Mitforschen auf dem Fahrrad: Das Ulmer Netzwerk für Bürgerwissenschaften unterwegs an der Donau

Foto: ZaWiW, Universität Ulm

von Dorothee Hoffmann

An Pfingsten 2025 radelte das Ulmer Netzwerk für Bürgerwissenschaften eine Woche lang von Passau bis Wien. Rund 400 Kilometer legte die gemischte Gruppe aus Wissenschaftler*innen, Citizen Scientists und Ehrenamtlichen zurück – mit einem klaren Ziel: Daten sammeln, sich austauschen und Citizen Science sichtbar machen.

Im Team vertreten waren die Technische Hochschule Ulm, der ADFC Ulm/Alb-Donau, das ZAWiW (Zentrum für Allgemeine Wissenschaftliche Weiterbildung) der Universität Ulm sowie der Botanische Garten Ulm.
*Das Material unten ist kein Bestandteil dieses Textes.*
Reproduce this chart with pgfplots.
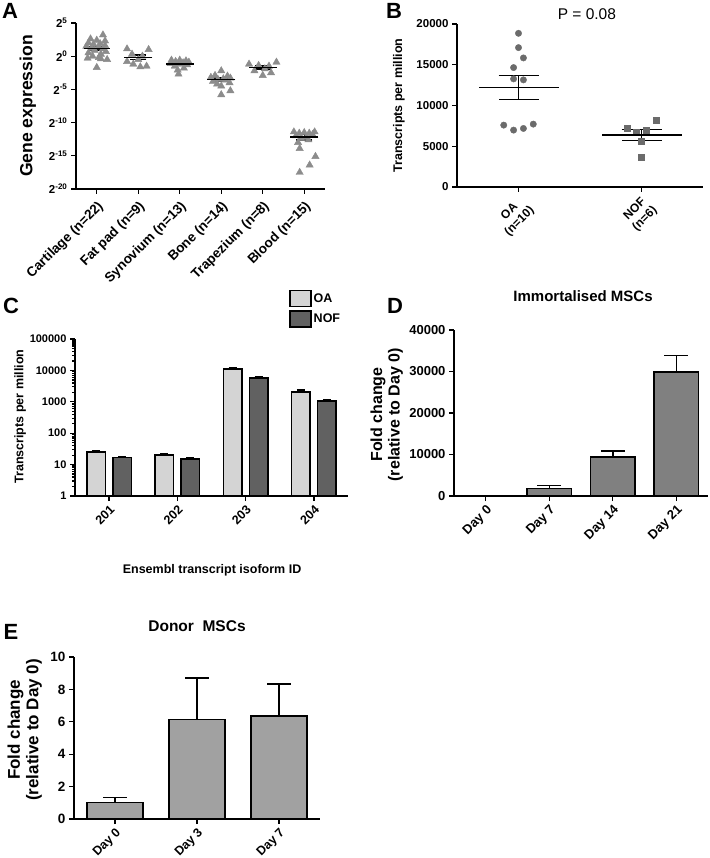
\documentclass[border=0pt]{standalone}
\usepackage{pgfplots}
\pgfplotsset{compat=1.18}
\usepackage{fontspec}
\setmainfont{Liberation Sans}
\newcommand{\fsz}[2]{\fontsize{#1}{#2}\selectfont}
\newcommand{\pw}[1]{2\textsuperscript{#1}}
\definecolor{triA}{gray}{0.55}
\definecolor{dotB}{gray}{0.42}
\definecolor{oaC}{gray}{0.83}
\definecolor{nofC}{gray}{0.38}
\definecolor{barD}{gray}{0.5}
\definecolor{barE}{gray}{0.63}
\pgfplotsset{
  panel/.style={scale only axis, axis lines*=left, enlargelimits=false,
    axis line style={line width=1.5pt}, tick style={line width=1.3pt, black},
    major tick length=5pt, tick align=outside,
    scaled y ticks=false, scaled x ticks=false,
    yticklabel style={font=\bfseries\fsz{11}{13}},
    xticklabel style={font=\bfseries\fsz{12.5}{14}, rotate=45, anchor=north east, inner sep=2pt},
    clip=false, anchor=north west},
  semstyle/.style={black, only marks, mark=-, mark options={line width=1.5pt},
    error bars/.cd, y dir=both, y explicit,
    error bar style={line width=1.5pt, black},
    error mark options={rotate=90, line width=1.5pt, black, mark size=#1}},
  barerr/.style={error bars/.cd, y dir=plus, y explicit,
    error bar style={line width=1.5pt, black},
    error mark options={rotate=90, line width=1.5pt, black, mark size=#1}},
}
\begin{document}
\begin{tikzpicture}
\useasboundingbox (0pt,0pt) rectangle (709pt,-858pt);
% panel letters
\node[font=\bfseries\fsz{22}{24}] at (10pt,-11pt) {A};
\node[font=\bfseries\fsz{22}{24}] at (394pt,-11pt) {B};
\node[font=\bfseries\fsz{22}{24}] at (11pt,-306pt) {C};
\node[font=\bfseries\fsz{22}{24}] at (395pt,-306pt) {D};
\node[font=\bfseries\fsz{22}{24}] at (11pt,-632pt) {E};

% ---------------- Panel A
\begin{axis}[panel, at={(76pt,-23pt)}, width=249pt, height=166pt,
  xmin=-0.5, xmax=5.5, ymin=-20, ymax=5,
  xtick={0,1,2,3,4,5},
  xticklabels={Cartilage (n=22), Fat pad (n=9), Synovium (n=13), Bone (n=14), Trapezium (n=8), Blood (n=15)},
  xticklabel style={font=\bfseries\fsz{13.5}{15}, inner sep=4pt},
  ytick={-20,-15,-10,-5,0,5},
  yticklabels={\pw{-20},\pw{-15},\pw{-10},\pw{-5},\pw{0},\pw{5}},
  yticklabel style={font=\bfseries\fsz{11.5}{13}},
  ylabel={Gene expression},
  ylabel style={font=\bfseries\fsz{17.6}{20}, at={(axis description cs:-0.193,0.5)}, anchor=center}]
\addplot[only marks, mark=triangle*, mark size=4.2pt, color=triA] coordinates {
 (0.15,3.2) (-0.15,2.6) (0.0,2.4) (0.2,2.3) (-0.2,2.0) (0.08,1.9) (-0.08,1.8) (0.2,1.6)
 (-0.25,1.5) (0.05,1.4) (-0.12,1.2) (0.15,1.1) (-0.05,0.9) (0.22,0.7) (-0.2,0.5) (0.1,0.3)
 (-0.1,0.0) (0.05,-0.2) (-0.22,-0.3) (0.1,-0.4) (0.25,-0.5) (0.0,-1.7)
 (0.73,1.1) (1.25,1.0) (0.85,0.3) (1.1,0.0) (1.0,-0.5) (0.73,-0.8) (0.88,-1.2) (1.05,-1.6) (1.2,-1.5)
 (1.8,-0.6) (2.0,-0.6) (2.15,-0.7) (1.9,-0.8) (2.22,-0.9) (2.08,-1.0) (1.78,-1.1) (2.0,-1.2)
 (2.18,-1.3) (1.88,-1.5) (2.1,-1.8) (1.95,-2.1) (1.97,-2.7)
 (3.0,-2.2) (2.85,-2.9) (3.15,-3.0) (2.75,-3.2) (3.22,-3.3) (3.05,-3.4) (2.92,-3.5) (3.1,-3.6)
 (2.8,-3.8) (3.2,-4.0) (2.9,-4.2) (3.0,-4.5) (3.22,-5.2) (3.0,-5.8)
 (4.33,-0.9) (3.67,-1.2) (3.9,-1.4) (4.15,-1.5) (4.05,-1.9) (3.8,-2.2) (4.2,-2.5) (4.0,-2.9)
 (4.75,-11.4) (5.25,-11.4) (5.0,-11.5) (4.88,-11.6) (5.12,-11.6) (5.2,-11.8) (4.8,-12.0)
 (5.05,-12.2) (4.92,-12.4) (5.1,-12.6) (4.85,-13.0) (4.89,-13.9) (5.27,-15.1) (5.13,-16.4) (4.89,-17.5)
};
\addplot[mark size=13pt, semstyle=8pt] coordinates {
 (0,1.19) +- (0,0.25)};
\addplot[mark size=14pt, semstyle=8pt] coordinates {
 (1,-0.17) +- (0,0.35)
 (2,-1.17) +- (0,0.15)
 (3,-3.53) +- (0,0.25)
 (4,-1.68) +- (0,0.25)
 (5,-12.2) +- (0,0.4)};
\end{axis}

% ---------------- Panel B
\begin{axis}[panel, at={(457pt,-24pt)}, width=246pt, height=163pt,
  xmin=-0.5, xmax=1.5, ymin=0, ymax=20000,
  xtick={0,1}, xticklabels={{OA\\(n=10)},{NOF\\(n=6)}},
  xticklabel style={align=center, font=\bfseries\fsz{12}{14}},
  ytick={0,5000,10000,15000,20000}, yticklabels={0,5000,10000,15000,20000},
  yticklabel style={font=\bfseries\fsz{11.5}{13}},
  ylabel={Transcripts per million},
  ylabel style={font=\bfseries\fsz{12.5}{14}, at={(axis description cs:-0.236,0.5)}, anchor=center},
  title={P = 0.08}, title style={font=\fsz{15.5}{17}, at={(axis description cs:0.528,1.025)}, anchor=center}]
\addplot[only marks, mark=*, mark size=3.2pt, color=dotB] coordinates {
 (0,18857) (0,17102) (0.04,15837) (-0.04,14653) (-0.04,13265) (0.04,13143)
 (-0.12,7592) (-0.04,6980) (0.04,7184) (0.12,7714)};
\addplot[only marks, mark=square*, mark size=3pt, color=dotB] coordinates {
 (0.88,7224) (0.96,6700) (1.04,7020) (1.12,8163) (1.0,5592) (1.0,3633)};
\addplot[mark size=40pt, semstyle=20pt] coordinates {
 (0,12200) +- (0,1450)
 (1,6400) +- (0,680)};
\end{axis}

% ---------------- Panel C
\begin{axis}[panel, at={(75pt,-339pt)}, width=273pt, height=157pt,
  xmin=-0.5, xmax=3.5, ymode=log, ymin=1, ymax=100000,
  xtick={0,1,2,3}, xticklabels={201,202,203,204},
  ytick={1,10,100,1000,10000,100000}, yticklabels={1,10,100,1000,10000,100000},
  minor ytick={}, log origin=0,
  ylabel={Transcripts per million},
  ylabel style={font=\bfseries\fsz{12.5}{14}, at={(axis description cs:-0.201,0.505)}, anchor=center},
  xlabel={Ensembl transcript isoform ID},
  xlabel style={font=\bfseries\fsz{12.5}{14}, at={(axis description cs:0.502,-0.471)}, anchor=center},
  legend style={at={(axis description cs:0.784,1.315)}, anchor=north west, draw=none, fill=none,
    font=\bfseries\fsz{12.5}{14}, row sep=3pt, inner sep=0pt},
  legend cell align=left]
\addplot[ybar, bar width=0.27, bar shift=0pt, fill=oaC, draw=black, line width=1.5pt,
  legend image code/.code={\draw[fill=oaC, draw=black, line width=1.5pt] (0pt,-8pt) rectangle (21pt,8pt);},
  barerr=4pt] coordinates {
 (-0.19,25.5) +- (0,2.5)
 (0.81,20) +- (0,2.5)
 (1.81,11000) +- (0,1000)
 (2.81,2018) +- (0,350)};
\addlegendentry{OA}
\addplot[ybar, bar width=0.27, bar shift=0pt, fill=nofC, draw=black, line width=1.5pt,
  legend image code/.code={\draw[fill=nofC, draw=black, line width=1.5pt] (0pt,-8pt) rectangle (21pt,8pt);},
  barerr=4pt] coordinates {
 (0.19,16.8) +- (0,1.5)
 (1.19,14.9) +- (0,1.2)
 (2.19,5650) +- (0,500)
 (3.19,1066) +- (0,140)};
\addlegendentry{NOF}
\end{axis}

% ---------------- Panel D
\begin{axis}[panel, at={(454pt,-330pt)}, width=254pt, height=166pt,
  xmin=-0.5, xmax=3.5, ymin=0, ymax=40000,
  xtick={0,1,2,3}, xticklabels={Day 0,Day 7,Day 14,Day 21},
  xticklabel style={font=\bfseries\fsz{13}{15}},
  ytick={0,10000,20000,30000,40000}, yticklabels={0,10000,20000,30000,40000},
  yticklabel style={font=\bfseries\fsz{13}{15}},
  ylabel={Fold change\\(relative to Day 0)},
  ylabel style={align=center, font=\bfseries\fsz{16}{17.5}, at={(axis description cs:-0.265,0.49)}, anchor=center},
  title={Immortalised MSCs},
  title style={font=\bfseries\fsz{15}{17}, at={(axis description cs:0.508,1.17)}, anchor=center}]
\addplot[ybar, bar width=0.7, bar shift=0pt, fill=barD, draw=black, line width=1.5pt, barerr=12pt] coordinates {
 (0,1) +- (0,0)
 (1,1770) +- (0,805)
 (2,9416) +- (0,1370)
 (3,29940) +- (0,3940)};
\end{axis}

% ---------------- Panel E
\begin{axis}[panel, at={(74pt,-657pt)}, width=246pt, height=162pt,
  xmin=-0.5, xmax=2.5, ymin=0, ymax=10,
  xtick={0,1,2}, xticklabels={Day 0,Day 3,Day 7},
  xticklabel style={font=\bfseries\fsz{12.5}{14}},
  ytick={0,2,4,6,8,10}, yticklabels={0,2,4,6,8,10},
  yticklabel style={font=\bfseries\fsz{13.5}{15}},
  ylabel={Fold change\\(relative to Day 0)},
  ylabel style={align=center, font=\bfseries\fsz{17}{18.5}, at={(axis description cs:-0.2,0.55)}, anchor=center},
  title={Donor\ \ MSCs},
  title style={font=\bfseries\fsz{15.5}{17}, at={(axis description cs:0.5,1.154)}, anchor=center}]
\addplot[ybar, bar width=0.68, bar shift=0pt, fill=barE, draw=black, line width=1.5pt, barerr=12pt] coordinates {
 (0,1.02) +- (0,0.31)
 (1,6.15) +- (0,2.56)
 (2,6.35) +- (0,1.99)};
\end{axis}
\end{tikzpicture}
\end{document}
Gefördert wurde die Tour durch den DATIpilot sowie die Hans-Sauer-Stiftung, die das Ulmer Netzwerk für Bürgerwissenschaften im Rahmen der Aktion „Ulm forscht gemeinsam“ im Jahr 2025 unterstützt.

Die Idee zur Tour entstand bei einem Netzwerktreffen. Die Technische Hochschule Ulm mit dem Team rund um Prof. Thomas Walter plante im Rahmen des Projekts SICURA den Einsatz neuer Sensoren zur Erfassung von Radwegeschäden. Stefan Brändel vom Botanischen Garten schlug vor, zusätzlich mit der App iNaturalist die Artenvielfalt entlang der Donau zu dokumentieren. Norbert Schulz vom ADFC, engagierter Citizen Scientist und begeisterter Radfahrer, übernahm die Routenplanung. Ich kümmerte mich um Pressearbeit und nahm Kontakt zu Citizen-Science-Projekten in Österreich auf. Die Zusammenarbeit im Vorfeld und während der Reise funktionierte gut – alle Beteiligten konnten ihre Ideen und Kompetenzen einbringen.

Forschung unterwegs: Technik auf zwei und drei Rädern

Die Messungen entlang der Strecke erfolgten mit einem Spezialfahrrad mit mobiler Sensorplattform. Damit wurden sowohl die Beschaffenheit der Straßenoberfläche als auch die Umgebung erfasst. Zum Einsatz kamen:

  • Zwei nach unten gerichtete Stereo-Tiefenkameras im Abstand von einem Meter: Sie lieferten synchronisierte RGB-Bilder, Tiefeninformationen und IMU-Daten – ideal zur Erkennung feiner Unebenheiten wie Risse oder Schlaglöcher.
  • Eine 360°-RGB-Kamera, die je nach Position (Lenker oder Heckstange) Rundumblick oder eine drohnenähnliche Perspektive ermöglichte.
  • Ein LiDAR-Sensor zur kontinuierlichen Distanzmessung und räumlichen Darstellung der Umgebung.
  • Ein GPS-Modul zur präzisen Verortung aller Daten.
  • Eine autarke Stromversorgung über ein Solarpanel auf dem Dach – für nachhaltigen Betrieb unterwegs.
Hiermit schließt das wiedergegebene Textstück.